Indagando più a fondo – il nostro giornalista immaginario – avrebbe scoperto che l’USI-AIT ha una storia ultracentenaria alle spalle essendo stata – sin dalla sua costituzione nel 1906 – una corrente interna alla CGdL dalla quale si scisse nel 1912. Scoprirebbe, ancora, che lo, storico, Segretario Generale della Camera del Lavoro Sindacale (USI) di Bari era – l’ancor più mitico, citatissimo e “venerato” – Giuseppe Di Vittorio.
Scoprirebbero, infine, che la storica – e temutissima – Camera del Lavoro Sindacale (USI) sita in via San Nicola a Bari vecchia fu attaccata e distrutta – la notte tra il 7 e l’8 agosto 1922 – dalle bande fasciste spalleggiate dal regio esercito e dalla regia marina fatta pervenire a Bari su ordine del Prefetto Oliviero.

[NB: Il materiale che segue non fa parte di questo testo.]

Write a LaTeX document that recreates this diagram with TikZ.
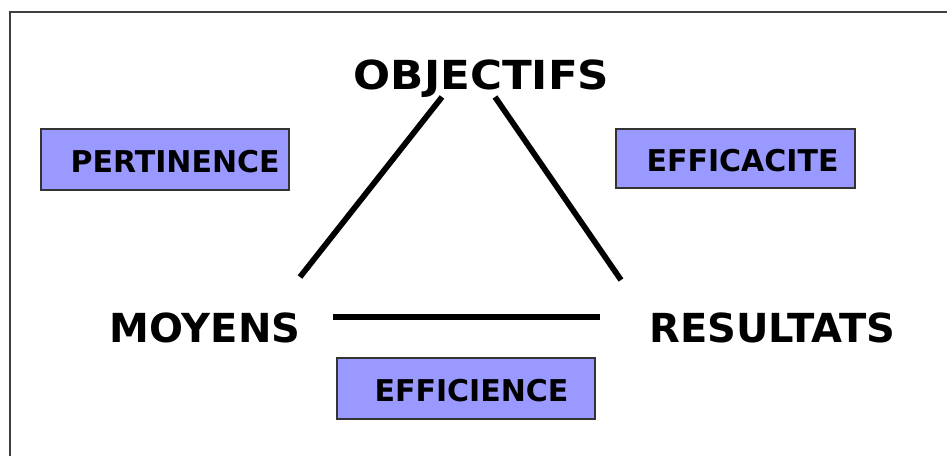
\documentclass[tikz,border=0pt]{standalone}
\usepackage{fontspec}
\setmainfont{DejaVu Sans}
\usetikzlibrary{positioning}
\definecolor{critfill}{HTML}{9999FF}
\definecolor{framegray}{HTML}{404040}
\tikzset{pole/.style={
  font=\fontsize{30}{36}\selectfont\bfseries,
  inner sep=0pt,anchor=base}}
\tikzset{critere/.style={
  rectangle,
  draw=black!80,fill=critfill,line width=1.1pt,
  inner sep=0pt}}
\tikzset{critlabel/.style={
  font=\fontsize{22.5}{27}\selectfont\bfseries,
  inner sep=0pt,anchor=base west}}
\tikzset{side/.style={line width=4.3pt}}

\begin{document}
\begin{tikzpicture}[x=0.75pt,y=-0.75pt]
  \useasboundingbox (0,0) rectangle (947,456);
  \draw[framegray,line width=1.1pt] (10,460) -- (10,12) -- (950,12);
  % the three poles
  \foreach \n/\p/\s/\l in {
      obj/{(481.5,90)}/1.09/OBJECTIFS,
      moy/{(205,342)}/1/MOYENS,
      res/{(772.5,342)}/1/RESULTATS }
    \node[pole,xscale=\s] (\n) at \p {\l};
  % the criteria boxes
  \foreach \n/\p/\w/\h/\dx/\l in {
      pert/{(165,159.5)}/186pt/45.75pt/22.5pt/PERTINENCE,
      effa/{(735.5,158.5)}/179.25pt/44.25pt/23.25pt/EFFICACITE,
      effi/{(466,388.5)}/193.5pt/45.75pt/28.5pt/EFFICIENCE }
    {
    \node[critere,minimum width=\w,minimum height=\h] (\n) at \p {};
    \node[critlabel] (\n text) at ([xshift=\dx,yshift=-10pt]\n.west) {\l};
    }
  % ends of the sides
  \coordinate (objMoy) at (442,97);
  \coordinate (moyObj) at (300,277);
  \coordinate (objRes) at (495,97);
  \coordinate (resObj) at (621,280);
  \coordinate (moyRes) at (333,317);
  \coordinate (resMoy) at (600,317);
  \foreach \m/\n in {objMoy/moyObj,objRes/resObj,moyRes/resMoy}
    \draw[side] (\m) -- (\n);
\end{tikzpicture}
\end{document}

Ritornando allo #scioperosociale l’ipotetico “giornalista che non c’è” – avrebbe scoperto, altresì, che, all’interno dello spezzone USI-AIT, erano rappresentate le istanze degli operatori precari del 118 di Bari le cui, continue, vessazioni sono state, più volte, denunciate pubblicamente dal dottor Francesco Papappicco presente nello spezzone USI-AIT ma senza “insegne” perché chi lavora seriamente in ambito sociale non ha bisogno di metterlo in mostra per garantirsi la “comparsata” mediatica.
Il “giornalista che non c’è” se si fosse preso la briga di informarsi avrebbe potuto comunicare ai lettori del suo giornale che molte altre – e tutte importanti – erano le vertenze rappresentate dalla piazza: dai licenziamenti discriminatori della Telcom di Ostuni alla difficilissima situazione vissuta dai lavoratori della Natuzzi divani anch’essi presenti in piazza.
Questo avrebbe dovuto fare un bravo giornalista che volesse, semplicemente, fare il suo mestiere di informare. Dal momento che la stampa locale appare, palesemente, inadeguata a farlo autonomamente provvederemo noi – gratuitamente – a colmare questa lacuna culturale, storica, sociale, politica ed etica.